Ingredients
Pan-Fried Goat Cheese
227 g Chevre goat cheese
31 g all-purpose flour
50 g egg, large, beaten
80 g panko bread crumbs
90 g pistachios, shelled, chopped
56 g olive oil
Peach Balsamic Vinaigrette
65 g Tree Top Peach Puree
28 g white balsamic vinegar
28 g sherry vinegar
42 g honey
15 g garlic, roasted
3 g thyme leaves, fresh, chopped
3 g rosemary leaves, chopped
3 g salt
1 g black pepper, ground
112 g olive oil, extra virgin
Sautéed Pear
14 g olive oil
300 g Anjou pears, sliced, firm
Salt
Black pepper
Peach Balsamic Vinaigrette
Directions
Pan-Fried Goat Cheese:
Cut goat cheese into 8 one-ounce rounds. Shape into small cakes.

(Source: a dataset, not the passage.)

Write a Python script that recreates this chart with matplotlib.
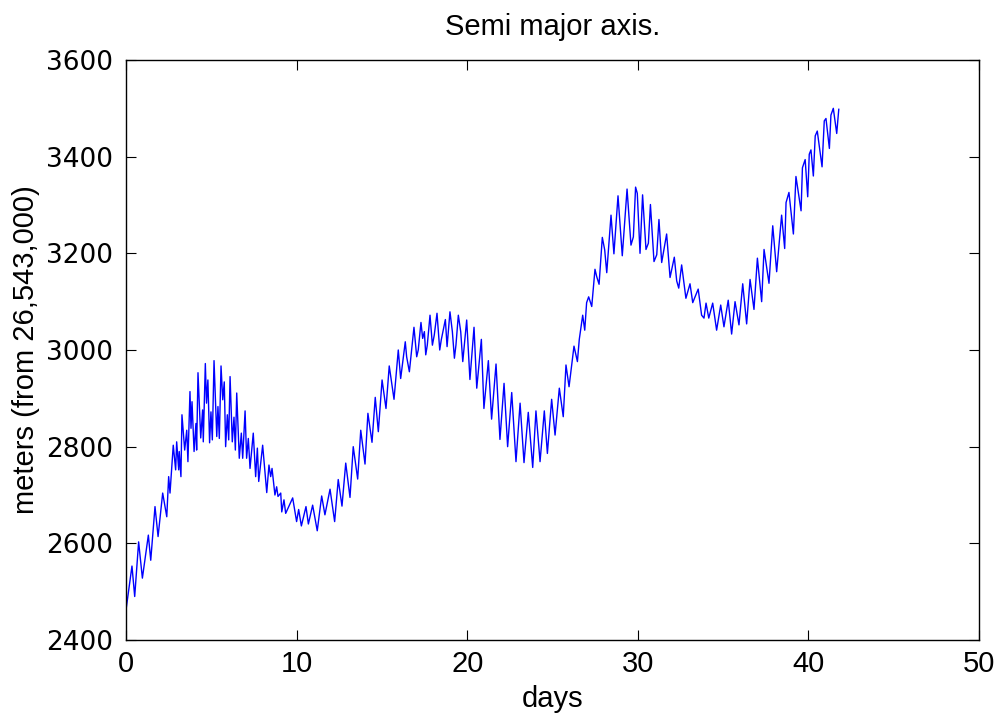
import matplotlib
matplotlib.use("Agg")
import matplotlib.pyplot as plt

# Turning points of the trace (days, meters from 26,543,000)
days_a = [0.00, 0.35, 0.51, 0.74, 0.96, 1.31, 1.45, 1.70, 1.88, 2.15,
          2.39, 2.50, 2.58, 2.77, 2.91, 2.97, 3.09, 3.12, 3.22, 3.28,
          3.44, 3.56, 3.63, 3.75, 3.81, 3.87, 3.99, 4.10, 4.14, 4.22,
          4.38, 4.49, 4.53, 4.65, 4.72, 4.80, 4.90, 4.98, 5.06, 5.16,
          5.32, 5.39, 5.47, 5.57, 5.67, 5.76, 5.84, 5.94, 6.02, 6.10,
          6.23, 6.33, 6.41, 6.49, 6.64, 6.76, 6.84, 6.98, 7.07, 7.17,
          7.27, 7.46, 7.60, 7.70, 7.78, 8.01, 8.25, 8.38, 8.48, 8.56,
          8.73, 8.83, 8.91, 9.07, 9.13, 9.26, 9.36, 9.77, 10.00]
vals_a = [2462, 2553, 2490, 2603, 2528, 2617, 2565, 2676, 2614, 2704,
          2655, 2738, 2704, 2803, 2752, 2810, 2752, 2790, 2738, 2866,
          2793, 2834, 2769, 2914, 2838, 2893, 2790, 2848, 2793, 2953,
          2818, 2876, 2810, 2972, 2890, 2938, 2808, 2872, 2814, 2978,
          2821, 2883, 2817, 2967, 2897, 2934, 2800, 2866, 2814, 2945,
          2810, 2861, 2793, 2911, 2776, 2828, 2776, 2874, 2776, 2817,
          2755, 2828, 2738, 2797, 2728, 2803, 2705, 2762, 2738, 2755,
          2700, 2717, 2697, 2704, 2665, 2690, 2662, 2694, 2645]

days_b = [10.12, 10.28, 10.55, 10.69, 10.94, 11.21, 11.47, 11.66, 11.96, 12.23,
          12.44, 12.66, 12.88, 13.13, 13.32, 13.58, 13.76, 14.01, 14.18, 14.42,
          14.61, 14.79, 15.01, 15.24, 15.43, 15.71, 15.96, 16.10, 16.37, 16.45,
          16.61, 16.88, 17.04, 17.13, 17.29, 17.39, 17.49, 17.57, 17.66, 17.82,
          17.96, 18.07, 18.23, 18.39, 18.48, 18.72, 18.82, 18.99, 19.13, 19.25,
          19.34, 19.48, 19.62, 19.74, 19.97]
vals_b = [2670, 2636, 2676, 2640, 2679, 2626, 2698, 2659, 2712, 2645,
          2732, 2677, 2766, 2695, 2800, 2733, 2834, 2764, 2869, 2809,
          2902, 2831, 2938, 2879, 2967, 2898, 3000, 2941, 3017, 2986,
          2955, 3047, 2986, 3000, 3057, 3024, 3038, 2990, 3010, 3072,
          3010, 3031, 3076, 3000, 3021, 3063, 3007, 3079, 3038, 2983,
          3010, 3072, 3038, 2976, 3062]

days_c = [20.16, 20.40, 20.56, 20.83, 20.98, 21.24, 21.43, 21.69, 21.92, 22.16,
          22.37, 22.61, 22.86, 23.10, 23.33, 23.58, 23.84, 24.03, 24.27, 24.52,
          24.70, 24.95, 25.15, 25.40, 25.63, 25.79, 25.97, 26.10, 26.26, 26.46,
          26.57, 26.77, 26.89, 27.00, 27.12, 27.30, 27.49, 27.59, 27.73, 27.92,
          28.06, 28.18, 28.43, 28.60, 28.84, 29.09, 29.37, 29.60, 29.74, 29.87,
          29.97]
vals_c = [2939, 3047, 2921, 3022, 2879, 2978, 2857, 2971, 2815, 2931,
          2800, 2912, 2769, 2890, 2767, 2871, 2757, 2874, 2769, 2874,
          2786, 2898, 2824, 2921, 2862, 2969, 2924, 2962, 3008, 2976,
          3022, 3072, 3041, 3098, 3110, 3090, 3167, 3152, 3136, 3233,
          3207, 3160, 3279, 3199, 3319, 3195, 3333, 3217, 3234, 3337,
          3324]

days_d = [30.13, 30.28, 30.48, 30.62, 30.74, 30.95, 31.11, 31.24, 31.40, 31.69,
          31.89, 32.14, 32.28, 32.40, 32.57, 32.82, 33.06, 33.22, 33.54, 33.74,
          33.88, 34.00, 34.16, 34.39, 34.62, 34.86, 35.05, 35.30, 35.50, 35.70,
          35.93, 36.15, 36.38, 36.58, 36.81, 37.01, 37.26, 37.40, 37.69, 37.91,
          38.14, 38.43, 38.61, 38.69, 38.86, 39.12, 39.27, 39.57, 39.65, 39.81,
          39.96, 40.05, 40.15, 40.29, 40.40, 40.52, 40.80, 40.93, 41.03, 41.23,
          41.32, 41.46, 41.66, 41.78]
vals_d = [3200, 3321, 3208, 3221, 3301, 3183, 3197, 3270, 3181, 3240,
          3150, 3192, 3143, 3128, 3176, 3107, 3137, 3098, 3126, 3072,
          3066, 3097, 3066, 3097, 3041, 3093, 3048, 3103, 3033, 3100,
          3052, 3137, 3054, 3146, 3084, 3190, 3100, 3208, 3138, 3257,
          3162, 3279, 3210, 3305, 3326, 3240, 3359, 3288, 3377, 3394,
          3317, 3405, 3414, 3360, 3443, 3453, 3379, 3474, 3479, 3417,
          3486, 3500, 3448, 3498]

x_ticks = [0, 10, 20, 30, 40, 50]
y_ticks = [2400, 2600, 2800, 3000, 3200, 3400, 3600]
title_text = "Semi major axis."
x_label = "days"
y_label = "meters (from 26,543,000)"

days = days_a + days_b + days_c + days_d
vals = vals_a + vals_b + vals_c + vals_d

plt.rcParams['font.family'] = ['Liberation Sans', 'DejaVu Sans']

fig = plt.figure(figsize=(10.0, 7.19), dpi=100)
ax = fig.add_axes([0.126, 1 - 640 / 719, 0.853, 580 / 719])
ax.plot(days, vals, color=(0, 0, 1), linewidth=1.0)

ax.set_xlim(0, 50)
ax.set_ylim(2400, 3600)
ax.set_xticks(x_ticks)
ax.set_yticks(y_ticks)
ax.set_xticklabels([str(t) for t in x_ticks], fontsize=21)
ax.set_yticklabels([str(t) for t in y_ticks], fontsize=19, family='DejaVu Sans')
ax.tick_params(direction='in', length=7, width=0.8, top=True, right=True,
               colors='black')
ax.tick_params(axis='x', pad=7)
ax.tick_params(axis='y', pad=9)
for sp in ax.spines.values():
    sp.set_linewidth(1.0)
    sp.set_color('black')

ax.set_title(title_text, fontsize=21, pad=18)
ax.set_xlabel(x_label, fontsize=21, labelpad=5)
ax.set_ylabel(y_label, fontsize=21, labelpad=5)

fig.savefig("out.png", dpi=100)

Put the flour and egg in separate bowls. Combine bread crumbs and pistachios in a third bowl.
Dredge the goat cheese in the flour, then the egg, then press gently in
the bread crumbs. Place on plastic wrap-lined plate; cover and chill
for one hour.
In a non-stick skillet over medium-high heat, heat olive oil until
shimmering. Fry goat cheese medallions until golden brown, about 2
minutes per side.
Sautéed Pear:
Heat oil in a large non-stick skillet over medium high heat.
Add pears to pan and season to taste with salt and black pepper. Sauté for 10 minutes until tender but firm.

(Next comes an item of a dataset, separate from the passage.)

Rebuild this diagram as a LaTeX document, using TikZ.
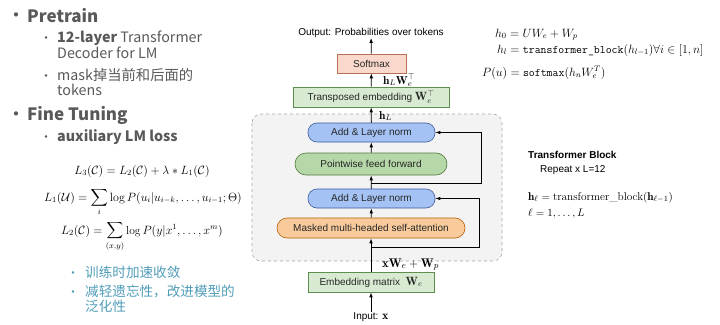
\documentclass[tikz,border=0pt]{standalone}
\usepackage{amsmath, amssymb}
\usepackage{fontspec}
\usetikzlibrary{arrows.meta, positioning}
\newfontfamily\cjk{Noto Sans CJK SC}
\newfontfamily\diagfont{Liberation Sans}
\definecolor{slidegray}{HTML}{595959}
\definecolor{tealtext}{HTML}{4F9CB8}
\definecolor{softfill}{HTML}{FAD9CC}
\definecolor{softdraw}{HTML}{B4705A}
\definecolor{embfill}{HTML}{D9EAD3}
\definecolor{embdraw}{HTML}{5F8F4F}
\definecolor{normfill}{HTML}{A4C2F4}
\definecolor{normdraw}{HTML}{3C5A9A}
\definecolor{ffnfill}{HTML}{B6D7A8}
\definecolor{ffndraw}{HTML}{4F7A3A}
\definecolor{attfill}{HTML}{F9CB9C}
\definecolor{attdraw}{HTML}{B45F06}
\definecolor{blockfill}{HTML}{F3F3F3}
\newcommand{\bigmat}[1]{{\fontsize{12}{12}\selectfont$#1$}}

\begin{document}
\begin{tikzpicture}[x=1pt, y=-1pt,
  head/.style={anchor=base west, inner sep=0pt, text=slidegray, font=\cjk\bfseries\fontsize{17}{20}\selectfont},
  item/.style={anchor=base west, inner sep=0pt, text=slidegray, font=\cjk\fontsize{14.3}{16}\selectfont},
  note/.style={item, text=tealtext, font=\cjk\fontsize{13.6}{16}\selectfont},
  bigdot/.style={anchor=base, inner sep=0pt, text=slidegray, font=\cjk\fontsize{20}{20}\selectfont},
  smalldot/.style={anchor=base, inner sep=0pt, text=slidegray, font=\cjk\fontsize{12}{12}\selectfont},
  eqn/.style={anchor=base, inner sep=0pt, font=\fontsize{11.5}{13}\selectfont},
  label/.style={inner sep=0pt, font=\diagfont\fontsize{10}{12}\selectfont},
  box/.style={draw, line width=0.6pt, inner sep=0pt, align=center, text=black!85,
              font=\diagfont\fontsize{10}{12}\selectfont},
  pill/.style={box, rounded corners=9pt},
  arr/.style={-{Latex[length=5pt,width=3.6pt]}, line width=0.8pt},
  lbl/.style={inner sep=0pt, anchor=base west, font=\fontsize{12.5}{14}\selectfont}]
  \useasboundingbox (0,0) rectangle (720,324);

  % left column
  \node[bigdot] (d1) at (16,23) {•};
  \node[head] (pre) at (27,22) {Pretrain};
  \node[smalldot] (d2) at (46,42) {•};
  \node[item] (l1a) at (57,42) {\textbf{12-layer} Transformer};
  \node[item] (l1b) at (57,58) {Decoder for LM};
  \node[smalldot] (d3) at (46,80) {•};
  \node[item] (l2a) at (57,80) {mask掉当前和后面的};
  \node[item] (l2b) at (57,95) {tokens};
  \node[bigdot] (d4) at (16,121) {•};
  \node[head] (ft) at (27,120) {Fine Tuning};
  \node[smalldot] (d5) at (46,141) {•};
  \node[item, font=\cjk\bfseries\fontsize{14.3}{16}\selectfont] (aux) at (57,141) {auxiliary LM loss};

  \node[eqn] (lthree) at (142,174) {$L_3(\mathcal{C}) = L_2(\mathcal{C}) + \lambda * L_1(\mathcal{C})$};
  \node[eqn, font=\fontsize{12}{13}\selectfont] (lone) at (143,201) {$\displaystyle L_1(\mathcal{U}) = \sum_i \log P(u_i|u_{i-k},\ldots,u_{i-1};\Theta)$};
  \node[eqn] (ltwo) at (142,234) {$\displaystyle L_2(\mathcal{C}) = \sum_{(x,y)} \log P(y|x^1,\ldots,x^m)$};

  \node[smalldot, text=tealtext] (d6) at (73,277) {•};
  \node[note] (c1) at (85,277) {训练时加速收敛};
  \node[smalldot, text=tealtext] (d7) at (73,296) {•};
  \node[note] (c2a) at (85,296) {减轻遗忘性，改进模型的};
  \node[note] (c2b) at (85,311) {泛化性};

  % transformer block
  \draw[dashed, gray!70, fill=blockfill, rounded corners=9pt, line width=0.6pt] (252,114) rectangle (502,261);
  \node[box, fill=softfill, draw=softdraw, minimum width=69pt, minimum height=19pt] (soft) at (371.5,63.5) {Softmax};
  \node[box, fill=embfill, draw=embdraw, minimum width=156pt, minimum height=20pt] (trans) at (371,97) {Transposed embedding \bigmat{\mathbf{W}_e^\top}};
  \node[pill, fill=normfill, draw=normdraw, minimum width=127pt, minimum height=19pt] (addtop) at (371.5,132.5) {Add \& Layer norm};
  \node[pill, fill=ffnfill, draw=ffndraw, minimum width=152pt, minimum height=22pt, rounded corners=11pt] (ffn) at (371,164) {Pointwise feed forward};
  \node[pill, fill=normfill, draw=normdraw, minimum width=127pt, minimum height=19pt] (addlow) at (371.5,198.5) {Add \& Layer norm};
  \node[pill, fill=attfill, draw=attdraw, minimum width=188pt, minimum height=20pt, rounded corners=10pt] (att) at (371,228) {Masked multi-headed self-attention};
  \node[box, fill=embfill, draw=embdraw, minimum width=126pt, minimum height=20pt] (embed) at (371,282) {Embedding matrix \ \bigmat{\mathbf{W}_e}};
  \node[label] (out) at (371,33) {Output: Probabilities over tokens};
  \node[label] (inp) at (371,317) {Input: \bigmat{\mathbf{x}}};

  \draw[arr] (inp) -- (embed);
  \draw[arr] (embed) -- (att);
  \draw[arr] (att) -- (addlow);
  \draw[arr] (addlow) -- (ffn);
  \draw[arr] (ffn) -- (addtop);
  \draw[arr] (addtop) -- (trans);
  \draw[arr] (trans) -- (soft);
  \draw[arr] (soft) -- (out);

  % residual paths
  \coordinate (resone) at (371,247);
  \coordinate (restwo) at (371,183);
  \draw[arr] (resone) -- ++(108,0) |- (addlow.east);
  \draw[arr] (restwo) -- ++(110,0) |- (addtop.east);

  \node[lbl] (lblx) at (382,267) {$\mathbf{x}\mathbf{W}_e + \mathbf{W}_p$};
  \node[lbl, font=\fontsize{11.5}{12}\selectfont] (lblh) at (379,119) {$\mathbf{h}_L$};
  \node[lbl, font=\fontsize{11.5}{12}\selectfont] (lblhw) at (383,84) {$\mathbf{h}_L\mathbf{W}_e^\top$};

  % right side
  \node[eqn, anchor=base west, font=\fontsize{11.5}{12}\selectfont] (hzero) at (495,37) {$h_0 = UW_e + W_p$};
  \node[eqn, anchor=base west, font=\fontsize{11.5}{12}\selectfont] (hl) at (497,53) {$h_l = \texttt{transformer\_block}(h_{l-1}) \forall i \in [1,n]$};
  \node[eqn, anchor=base west, font=\fontsize{11.5}{12}\selectfont] (pu) at (482,76) {$P(u) = \texttt{softmax}(h_n W_e^T)$};

  \node[label, anchor=base west, font=\diagfont\bfseries\fontsize{10}{12}\selectfont] (tb) at (528,158) {Transformer Block};
  \node[label, anchor=base west] (rep) at (540,172) {Repeat x L=12};
  \node[eqn, anchor=base west, font=\fontsize{11.3}{12}\selectfont] (hell) at (528,200) {$\mathbf{h}_\ell = \text{transformer\_block}(\mathbf{h}_{\ell-1})$};
  \node[eqn, anchor=base west, font=\fontsize{11.3}{12}\selectfont] (ell) at (528,216) {$\ell = 1,\ldots,L$};
\end{tikzpicture}
\end{document}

Toss with Peach Balsamic Vinaigrette to coat. Hold warm until ready to serve.
Peach Balsamic Vinaigrette:
Whisk together all ingredients except olive oil, until the salt dissolves.
Slowly drizzle in the olive oil while whisking until all the olive oil is incorporated.
Taste for seasonings and adjust if necessary.
Refrigerate in a covered container until ready to use.
Yield: 1 cup
Assembly:
Toss 70 g field greens with the vinaigrette and plate. Top with sautéed pears. Arrange fried goat cheese on top of salad.